Well, suddenly it’s September, summer already anxious to excuse itself and the kids back in school.
Like last year, this summer has been fleeting up in the mountains. With most trails covered in snow until August and winter breathing down our necks, it’s prime time in the North Cascades. Time to get while the getting’s good.
With this in mind, we joined the throngs on the trail to Skyline Divide—a favorite beauty spot—one fine afternoon. The trailhead parking lot was packed and cars were parked along the road for half a mile. Lots of folks looking for a little alpine glory before the snows return.

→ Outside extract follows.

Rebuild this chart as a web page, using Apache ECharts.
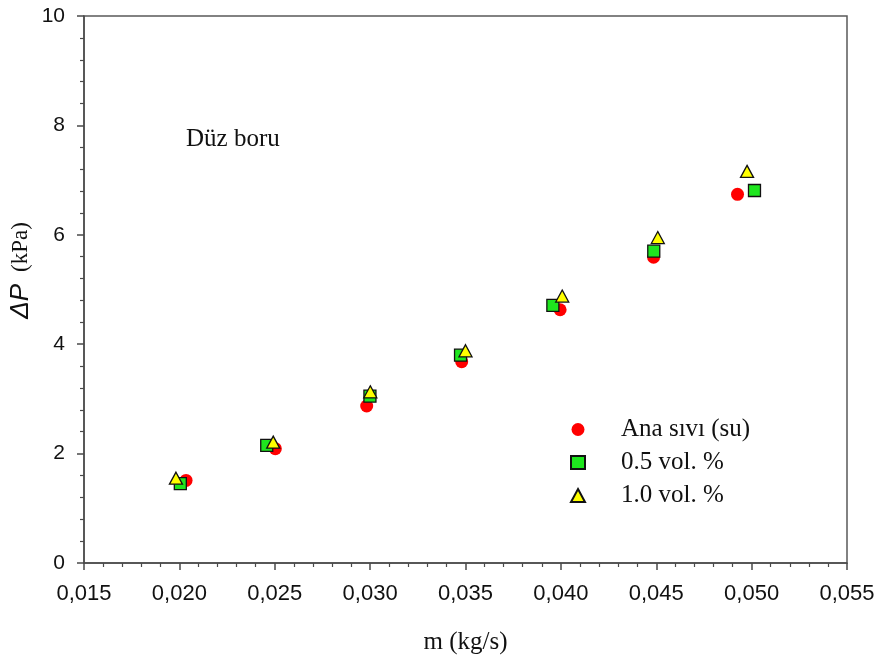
<!DOCTYPE html>
<html>
<head>
<meta charset="utf-8">
<script src="https://cdn.jsdelivr.net/npm/echarts@6/dist/echarts.min.js"></script>
<style>
  html, body { margin: 0; padding: 0; background: #fff; }
  #chart { width: 880px; height: 664px; }
</style>
</head>
<body>
<div id="chart"></div>
<script>
// Pressure drop vs. mass flow rate, straight pipe
const seriesNames = ['Ana sıvı (su)', '0.5 vol. %', '1.0 vol. %'];

const baseFlow = [0.02035, 0.02503, 0.02982, 0.03480, 0.03996, 0.04486, 0.04926];
const baseDp   = [1.51, 2.09, 2.87, 3.68, 4.63, 5.59, 6.74];

const vol05Flow = [0.02005, 0.02458, 0.02999, 0.03474, 0.03958, 0.04487, 0.05015];
const vol05Dp   = [1.45, 2.15, 3.05, 3.80, 4.71, 5.70, 6.81];

const vol10Flow = [0.01982, 0.02492, 0.03001, 0.03500, 0.04007, 0.04508, 0.04976];
const vol10Dp   = [1.55, 2.21, 3.13, 3.88, 4.88, 5.95, 7.16];

const xTicks = [0.015, 0.020, 0.025, 0.030, 0.035, 0.040, 0.045, 0.050, 0.055];
const yTicks = [0, 2, 4, 6, 8, 10];

const pairs = (xs, ys) => xs.map((x, i) => [x, ys[i]]);

const chart = echarts.init(document.getElementById('chart'), null, { renderer: 'canvas' });

const axisColor = '#4a4a4a';
const sans = 'Liberation Sans, Arial, sans-serif';
const serif = 'Liberation Serif, Times New Roman, serif';

chart.setOption({
  backgroundColor: '#fff',
  animation: false,
  grid: {
    left: 84, top: 16, right: 33, bottom: 101,
    outerBoundsMode: 'none', containLabel: false,
    show: true, borderColor: '#5a5a5a', borderWidth: 1.5, backgroundColor: 'transparent'
  },
  xAxis: {
    type: 'value',
    min: xTicks[0], max: xTicks[xTicks.length - 1], interval: 0.005,
    name: 'm (kg/s)', nameLocation: 'middle', nameGap: 67, nameMoveOverlap: false,
    nameTextStyle: { fontFamily: serif, fontSize: 25, color: '#111' },
    axisLine: { show: true, lineStyle: { color: axisColor, width: 1.5 } },
    axisTick: { show: true, inside: false, length: 7, lineStyle: { color: axisColor, width: 1.5 } },
    minorTick: { show: true, splitNumber: 5, length: 4, lineStyle: { color: axisColor, width: 1.2 } },
    splitLine: { show: false },
    axisLabel: {
      fontFamily: sans, fontSize: 22, color: '#111', margin: 20,
      formatter: v => v.toFixed(3).replace('.', ',')
    }
  },
  yAxis: {
    type: 'value',
    min: yTicks[0], max: yTicks[yTicks.length - 1], interval: 2,
    name: '{s|}{d|ΔP}{g|}{u|(kPa)}', nameLocation: 'middle', nameGap: 50, nameRotate: 90,
    nameMoveOverlap: false,
    nameTextStyle: {
      rich: {
        s: { width: 38 },
        d: { fontFamily: sans, fontStyle: 'italic', fontSize: 26, color: '#111' },
        g: { width: 12 },
        u: { fontFamily: serif, fontSize: 23, color: '#111' }
      }
    },
    axisLine: { show: true, lineStyle: { color: axisColor, width: 1.5 } },
    axisTick: { show: true, inside: false, length: 7, lineStyle: { color: axisColor, width: 1.5 } },
    minorTick: { show: true, splitNumber: 5, length: 4, lineStyle: { color: axisColor, width: 1.2 } },
    splitLine: { show: false },
    axisLabel: { fontFamily: sans, fontSize: 21, color: '#111', margin: 19 }
  },
  legend: {
    orient: 'vertical',
    left: 570, top: 417, padding: 0,
    itemWidth: 14, itemHeight: 13, itemGap: 8,
    data: [
      { name: seriesNames[0], icon: 'circle' },
      { name: seriesNames[1], icon: 'rect' },
      { name: seriesNames[2], icon: 'triangle' }
    ],
    formatter: n => '{g|}{t|' + n + '}',
    textStyle: {
      rich: {
        g: { width: 31 },
        t: { fontFamily: serif, fontSize: 25, lineHeight: 24, color: '#111' }
      }
    }
  },
  graphic: [{
    type: 'text', left: 186, top: 127,
    style: { text: 'Düz boru', fontFamily: serif, fontSize: 25, fill: '#111' }
  }],
  series: [
    {
      name: seriesNames[0], type: 'scatter', symbol: 'circle', symbolSize: 13,
      itemStyle: { color: '#ff0000', opacity: 1 },
      data: pairs(baseFlow, baseDp)
    },
    {
      name: seriesNames[1], type: 'scatter', symbol: 'rect', symbolSize: 12,
      itemStyle: { color: '#1ee61e', borderColor: '#111', borderWidth: 1.3, opacity: 1 },
      data: pairs(vol05Flow, vol05Dp)
    },
    {
      name: seriesNames[2], type: 'scatter', symbol: 'triangle', symbolSize: [13, 12],
      itemStyle: { color: '#ffff00', borderColor: '#111', borderWidth: 1.3, opacity: 1 },
      data: pairs(vol10Flow, vol10Dp)
    }
  ]
});
</script>
</body>
</html>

The trail through the woods was busy. In addition to the hikers in twos and threes and eights, a Washington Trail Association (WTA) crew was spread along the route, shovels and pulaskis in hand. You have to love the WTA. With Forest Service budgets cut to the bone, they are invaluable for maintaining popular trails such as Skyline.
We reached the ridge top with its sweeping meadows and awe-inspiring views of Shuksan, Baker, and scores of other marquee peaks. The wildflowers were still blooming: carpets of purple, yellow and white. No bugs at all. Lots and lots of blissed-out hikers though. I’d never seen half this many people on the Divide.
However, the crowds were left behind as we continued along the undulating ridge. Soon enough, we found ourselves more or less alone in the great, omnipresent silence.
Dramatic clouds swirled around the peaks, cloaking the summits. An occasional beam of sunlight found us among the flowers, and we reveled in the warmth. Baker’s summit appeared from the curtain of clouds, its glaciers a deep, breathtaking blue. Susan got out the binoculars to scan Chowder Basin for bears, commonly seen foraging down in that green valley, and I sat back beside the lupines and watched the clouds. A breeze blew cold, a reminder of winter on the way.
I’m always filled with a sense of gratitude and bittersweet joy at times like these in the mountains, always aware of the fleeting nature of the seasons and thus, by extension, of the passing of years and preciousness of life. It’s good to be reminded of these things, helpful in the eternal quest to live in the moment.
The trees on the divide are stunted, twisted and beautiful. Krummholz, they’re called. In German, krumm means crooked and holz means wood. Those Germans have a way with words.
These trees also speak to the passing of time and the fury of the elements. Their short stature is the result of only being able to survive where they are sheltered by snow or rocks, which protect them from winter’s onslaught in the high country. For me, they embody the duality of beauty and struggle.
As evening gathered its forces, we retraced our steps along the ridge, turning for one last lingering look out at the snow-covered peaks before re-entering the darkening forest.